*** EXERCISE MATERIAL

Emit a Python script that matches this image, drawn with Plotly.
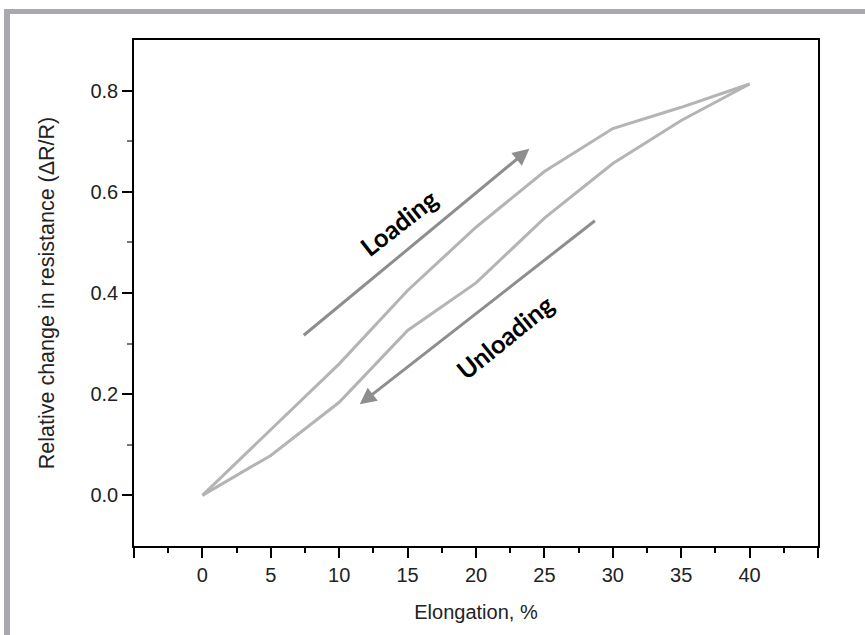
import plotly.graph_objects as go

# Data
elong_load = [0, 5, 10, 15, 20, 25, 30, 35, 40]
dr_load = [0.0, 0.13, 0.26, 0.405, 0.53, 0.64, 0.725, 0.767, 0.813]
elong_unload = [40, 35, 30, 25, 20, 15, 10, 5, 0]
dr_unload = [0.813, 0.741, 0.656, 0.548, 0.42, 0.326, 0.184, 0.079, 0.0]

x_ticks = [-5, 0, 5, 10, 15, 20, 25, 30, 35, 40, 45]
x_ticklabels = ["", "0", "5", "10", "15", "20", "25", "30", "35", "40", ""]
y_ticks = [0.0, 0.2, 0.4, 0.6, 0.8]
y_ticklabels = ["0.0", "0.2", "0.4", "0.6", "0.8"]

W, H = 865, 635
L, R, T, B = 134, 47, 40, 89
pw, ph = W - L - R, H - T - B

def px(xp):
    return (xp - L) / pw

def py(yp):
    return (H - B - yp) / ph

line_col = "#b4b4b4"
arrow_col = "#8e8e8e"
frame_col = "#a8a9ac"
sans = "Liberation Sans, Arial, sans-serif"

fig = go.Figure()
fig.add_trace(go.Scatter(x=elong_load, y=dr_load, mode="lines",
                         line=dict(color=line_col, width=3), showlegend=False))
fig.add_trace(go.Scatter(x=elong_unload, y=dr_unload, mode="lines",
                         line=dict(color=line_col, width=3), showlegend=False))

tickfont = dict(family=sans, size=20, color="#222")

fig.update_layout(
    width=W, height=H,
    margin=dict(l=L, r=R, t=T, b=B),
    paper_bgcolor="white", plot_bgcolor="white",
    xaxis=dict(range=[-5, 45], tickmode="array", tickvals=x_ticks, ticktext=x_ticklabels,
               ticks="outside", ticklen=10, tickwidth=1.5, tickcolor="black",
               showline=True, linecolor="black", linewidth=1.5, mirror=True,
               showgrid=False, zeroline=False, tickfont=tickfont,
               minor=dict(tickmode="array", tickvals=[-2.5, 2.5, 7.5, 12.5, 17.5, 22.5, 27.5, 32.5, 37.5, 42.5],
                          ticks="outside", ticklen=5, tickwidth=1.5, tickcolor="black", showgrid=False),
               title=dict(text="Elongation, %", font=dict(family=sans, size=20, color="#222"), standoff=20)),
    yaxis=dict(range=[-0.1, 0.9], tickmode="array", tickvals=y_ticks, ticktext=y_ticklabels,
               ticks="outside", ticklen=10, tickwidth=1.5, tickcolor="black",
               showline=True, linecolor="black", linewidth=1.5, mirror=True,
               showgrid=False, zeroline=False, tickfont=tickfont,
               minor=dict(tickmode="array", tickvals=[0.1, 0.3, 0.5, 0.7],
                          ticks="outside", ticklen=5, tickwidth=1.5, tickcolor="#777", showgrid=False),
               title=dict(text="Relative change in resistance (ΔR/R)", font=dict(family=sans, size=21.5, color="#222"), standoff=30)),
)

# Gray frame (top and left bands)
fig.add_shape(type="rect", xref="paper", yref="paper", x0=px(4), x1=px(W + 5), y0=py(14), y1=py(9),
              fillcolor=frame_col, line_width=0, layer="below")
fig.add_shape(type="rect", xref="paper", yref="paper", x0=px(4), x1=px(10), y0=py(H + 5), y1=py(9),
              fillcolor=frame_col, line_width=0, layer="below")

# Arrows
fig.add_annotation(x=23.9, y=0.685, ax=7.3, ay=0.314, xref="x", yref="y", axref="x", ayref="y",
                   showarrow=True, arrowhead=2, arrowsize=1.1, arrowwidth=3, arrowcolor=arrow_col, text="")
fig.add_annotation(x=11.5, y=0.18, ax=28.8, ay=0.545, xref="x", yref="y", axref="x", ayref="y",
                   showarrow=True, arrowhead=2, arrowsize=1.1, arrowwidth=3, arrowcolor=arrow_col, text="")

labfont = dict(family="Lato, Open Sans, sans-serif", size=25.5, color="black")
fig.add_annotation(x=14.4, y=0.54, xref="x", yref="y", text="<b>Loading</b>", showarrow=False,
                   textangle=-38, font=labfont)
fig.add_annotation(x=22.1, y=0.313, xref="x", yref="y", text="<b>Unloading</b>", showarrow=False,
                   textangle=-39, font=labfont)

fig.write_html("out.html", config={"displayModeBar": False},
               post_script="document.body.style.margin='0';")
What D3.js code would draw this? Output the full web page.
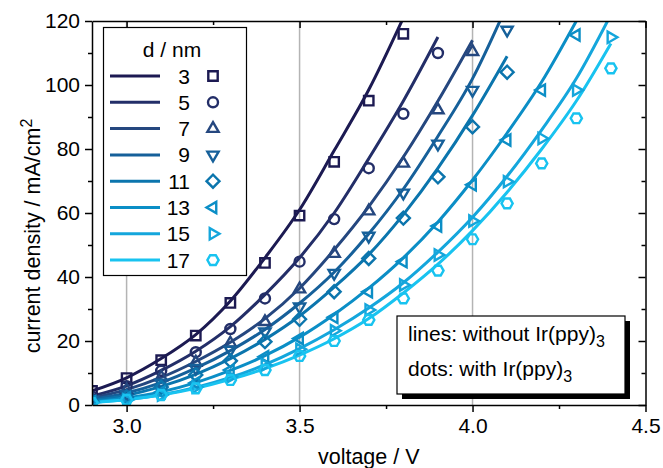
<!DOCTYPE html>
<html>
<head>
<meta charset="utf-8">
<script src="https://cdn.jsdelivr.net/npm/d3@7"></script>
<style>
  html, body { margin: 0; padding: 0; background: #fff; }
  svg { display: block; font-family: "Liberation Sans", Arial, Helvetica, sans-serif; }
</style>
</head>
<body>
<svg id="chart" width="663" height="468"></svg>
<script>
// ---------- data ----------
const voltages = [2.9, 3.0, 3.1, 3.2, 3.3, 3.4, 3.5, 3.6, 3.7, 3.8, 3.9, 4.0, 4.1, 4.2, 4.3, 4.4];
const thicknesses = ["3", "5", "7", "9", "11", "13", "15", "17"];
const seriesColors = ["#1c1a52", "#232e68", "#25477f", "#16609a", "#0b75ad", "#0b8ec6", "#14a6dc", "#18c3f0"];
const markerTypes = ["square", "circle", "triUp", "triDown", "diamond", "triLeft", "triRight", "hexagon"];

// dots: with Ir(ppy)3 (values start at 2.9 V)
const dots3  = [4.4, 8.4, 14, 21.7, 31.9, 44.4, 59.2, 76, 95.1, 116];
const dots5  = [2.6, 5.9, 10.7, 16.5, 23.75, 33.3, 44.8, 58.1, 74, 91, 110];
const dots7  = [2, 4.7, 8.7, 13.3, 19.3, 26, 36.2, 47.3, 60.6, 75.5, 92.2, 110.4];
const dots9  = [1.6, 3.4, 6.9, 11.5, 17.2, 22.9, 30.7, 41.2, 52.8, 66.3, 81.6, 98.4, 117.2];
const dots11 = [1.2, 2.5, 5.6, 9.4, 13.8, 19.8, 26.8, 35.4, 45.8, 58.4, 71.3, 86.9, 104];
const dots13 = [1, 2.2, 4, 6.9, 10.9, 15.1, 20.8, 27.4, 35.4, 44.8, 55.9, 68.8, 82.8, 98.4, 115.6];
const dots15 = [0.8, 1.6, 3.1, 5.6, 8.8, 12.5, 17.4, 23.2, 29.7, 37.5, 46.9, 57.5, 69.8, 83.3, 98.4, 114.9];
const dots17 = [0.6, 1.6, 3.1, 5.2, 7.8, 10.9, 15.3, 20, 26.6, 33.3, 42, 51.8, 63, 75.5, 89.6, 105.2];

// lines: without Ir(ppy)3 (values start at 2.9 V)
const line3  = [4.4, 8.5, 14.5, 22, 32.5, 46, 61, 79.5, 98.5, 121];
const line5  = [2.8, 6, 10.8, 16.8, 24.5, 34.5, 46, 60, 77, 95, 115];
const line7  = [2.2, 4.8, 8.6, 13.6, 19.6, 27, 36.5, 48.5, 62, 77.5, 95, 114];
const line9  = [1.8, 3.8, 7, 11.5, 17, 23.6, 31.8, 41.5, 53.5, 67.5, 84, 102, 125];
const line11 = [1.4, 3, 5.8, 9.6, 14.5, 20.5, 27.8, 36.8, 47, 59.5, 74, 90.5, 109];
const line13 = [1, 2.2, 4.1, 7, 10.8, 15.4, 21.2, 28.3, 36.5, 46, 57.2, 70.3, 85, 101, 120];
const line15 = [0.8, 1.7, 3.2, 5.5, 8.6, 12.6, 17.6, 23.5, 30.3, 38.2, 47.8, 58.7, 71.5, 86, 102, 122];
const line17 = [0.7, 1.7, 3.1, 5.2, 8, 11.4, 15.6, 20.7, 27, 35, 44, 54.5, 66.5, 80, 95, 113];

const xMajorTicks = [3.0, 3.5, 4.0, 4.5];
const xMinorTicks = [3.25, 3.75, 4.25];
const yMajorTicks = [0, 20, 40, 60, 80, 100, 120];
const yMinorTicks = [10, 30, 50, 70, 90, 110];
const gridVoltages = [3.0, 3.5, 4.0];

const allDots = [dots3, dots5, dots7, dots9, dots11, dots13, dots15, dots17];
const allLines = [line3, line5, line7, line9, line11, line13, line15, line17];

const series = thicknesses.map((t, i) => ({
  name: t,
  color: seriesColors[i],
  marker: markerTypes[i],
  dots: allDots[i].map((v, k) => ({ x: voltages[k], y: v })),
  line: allLines[i].map((v, k) => ({ x: voltages[k], y: v }))
}));

// ---------- layout ----------
const L = 92, R = 645.5, T = 21, B = 405;
const svg = d3.select("#chart");
const x = d3.scaleLinear().domain([2.9, 4.5]).range([L, R]);
const y = d3.scaleLinear().domain([0, 120]).range([B, T]);

svg.append("defs").append("clipPath").attr("id", "plotclip")
  .append("rect").attr("x", L).attr("y", T).attr("width", R - L).attr("height", B - T);

// grid
svg.append("g").selectAll("line").data(gridVoltages).join("line")
  .attr("x1", d => x(d)).attr("x2", d => x(d)).attr("y1", T).attr("y2", B)
  .attr("stroke", "#b4b4b4").attr("stroke-width", 1.5);

// marker shapes
function markerPath(type) {
  const p = d3.path();
  const poly = (R0, angles) => {
    angles.forEach((a, i) => {
      const r = a * Math.PI / 180;
      const px = R0 * Math.cos(r), py = R0 * Math.sin(r);
      if (i === 0) p.moveTo(px, py); else p.lineTo(px, py);
    });
    p.closePath();
  };
  switch (type) {
    case "square": p.rect(-4.7, -4.7, 9.4, 9.4); break;
    case "circle": p.arc(0, 0, 5, 0, 2 * Math.PI); p.closePath(); break;
    case "triUp": poly(6.5, [-90, 30, 150]); break;
    case "triDown": poly(6.5, [90, 210, 330]); break;
    case "triLeft": poly(6.5, [180, 300, 60]); break;
    case "triRight": poly(6.5, [0, 120, 240]); break;
    case "diamond": poly(6.5, [0, 90, 180, 270]); break;
    case "hexagon": poly(5.6, [0, 60, 120, 180, 240, 300]); break;
  }
  return p.toString();
}

const plot = svg.append("g").attr("clip-path", "url(#plotclip)");
const lineGen = d3.line().x(d => x(d.x)).y(d => y(d.y)).curve(d3.curveMonotoneX);

plot.selectAll("path.curve").data(series).join("path")
  .attr("class", "curve")
  .attr("d", d => lineGen(d.line))
  .attr("fill", "none")
  .attr("stroke", d => d.color)
  .attr("stroke-width", 3);

series.forEach(s => {
  plot.append("g").selectAll("path").data(s.dots).join("path")
    .attr("d", markerPath(s.marker))
    .attr("transform", d => `translate(${x(d.x)},${y(d.y)})`)
    .attr("fill", "none")
    .attr("stroke", s.color)
    .attr("stroke-width", 2.4);
});

// ---------- axes ----------
const fontSize = 21;
const styleAxis = g => {
  g.select(".domain").attr("stroke", "#000").attr("stroke-width", 1.5);
  g.selectAll(".tick line").attr("stroke", "#000").attr("stroke-width", 1.5);
  g.selectAll("text").attr("font-size", fontSize).attr("fill", "#000")
    .attr("font-family", "'Liberation Sans', Arial, sans-serif");
};

// bottom
svg.append("g").attr("transform", `translate(0,${B})`)
  .call(d3.axisBottom(x).tickValues(xMajorTicks).tickFormat(d3.format(".1f")).tickSize(7).tickSizeOuter(0).tickPadding(6))
  .call(styleAxis);
svg.append("g").attr("transform", `translate(0,${B})`)
  .call(d3.axisBottom(x).tickValues(xMinorTicks).tickFormat("").tickSize(4).tickSizeOuter(0))
  .call(g => g.select(".domain").remove())
  .call(styleAxis);
// top
svg.append("g").attr("transform", `translate(0,${T})`)
  .call(d3.axisTop(x).tickValues(xMajorTicks).tickFormat("").tickSize(-7).tickSizeOuter(0))
  .call(styleAxis);
svg.append("g").attr("transform", `translate(0,${T})`)
  .call(d3.axisTop(x).tickValues(xMinorTicks).tickFormat("").tickSize(-4).tickSizeOuter(0))
  .call(g => g.select(".domain").remove())
  .call(styleAxis);
// left
svg.append("g").attr("transform", `translate(${L},0)`)
  .call(d3.axisLeft(y).tickValues(yMajorTicks).tickFormat(d3.format("d")).tickSize(7).tickSizeOuter(0).tickPadding(5))
  .call(styleAxis);
svg.append("g").attr("transform", `translate(${L},0)`)
  .call(d3.axisLeft(y).tickValues(yMinorTicks).tickFormat("").tickSize(4).tickSizeOuter(0))
  .call(g => g.select(".domain").remove())
  .call(styleAxis);
// right
svg.append("g").attr("transform", `translate(${R},0)`)
  .call(d3.axisRight(y).tickValues(yMajorTicks).tickFormat("").tickSize(-7).tickSizeOuter(0))
  .call(styleAxis);
svg.append("g").attr("transform", `translate(${R},0)`)
  .call(d3.axisRight(y).tickValues(yMinorTicks).tickFormat("").tickSize(-4).tickSizeOuter(0))
  .call(g => g.select(".domain").remove())
  .call(styleAxis);

// axis titles
svg.append("text")
  .attr("x", (L + R) / 2).attr("y", 464)
  .attr("text-anchor", "middle").attr("font-size", 21.5)
  .text("voltage / V");

const yt = svg.append("text")
  .attr("transform", "translate(40,236) rotate(-90)")
  .attr("text-anchor", "middle").attr("font-size", 21.5);
yt.append("tspan").text("current density / mA/cm");
yt.append("tspan").attr("font-size", 16).attr("dy", -8).text("2");

// ---------- legend ----------
const lg = svg.append("g");
lg.append("rect").attr("x", 103.5).attr("y", 27.5).attr("width", 143).attr("height", 248)
  .attr("fill", "#fff").attr("stroke", "#000").attr("stroke-width", 1.2);
lg.append("text").attr("x", 172).attr("y", 57).attr("text-anchor", "middle")
  .attr("font-size", 21).text("d / nm");
const rowY = i => 76 + i * 26.3;
const rows = lg.selectAll("g.row").data(series).join("g").attr("class", "row")
  .attr("transform", (d, i) => `translate(0,${rowY(i)})`);
rows.append("line").attr("x1", 110).attr("x2", 160).attr("y1", 0).attr("y2", 0)
  .attr("stroke", d => d.color).attr("stroke-width", 3);
rows.append("text").attr("x", 190).attr("y", 7.5).attr("text-anchor", "end")
  .attr("font-size", 21).text(d => d.name);
rows.append("path").attr("d", d => markerPath(d.marker))
  .attr("transform", "translate(213,0)")
  .attr("fill", "none").attr("stroke", d => d.color).attr("stroke-width", 2.4);

// ---------- annotation box ----------
const ab = svg.append("g");
ab.append("rect").attr("x", 402).attr("y", 321).attr("width", 228).attr("height", 78).attr("fill", "#000");
ab.append("rect").attr("x", 397).attr("y", 316).attr("width", 228).attr("height", 78)
  .attr("fill", "#fff").attr("stroke", "#000").attr("stroke-width", 1.2);
const t1 = ab.append("text").attr("x", 408).attr("y", 341).attr("font-size", 21);
t1.append("tspan").text("lines: without Ir(ppy)");
t1.append("tspan").attr("font-size", 16).attr("dy", 6).text("3");
const t2 = ab.append("text").attr("x", 408).attr("y", 376).attr("font-size", 21);
t2.append("tspan").text("dots: with Ir(ppy)");
t2.append("tspan").attr("font-size", 16).attr("dy", 6).text("3");
</script>
</body>
</html>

******

#### EXERCISE
Pull every line containing "this" out of the data above.

#### EXPECTED ANSWER
Emit a Python script that matches this image, drawn with Plotly.
What D3.js code would draw this? Output the full web page.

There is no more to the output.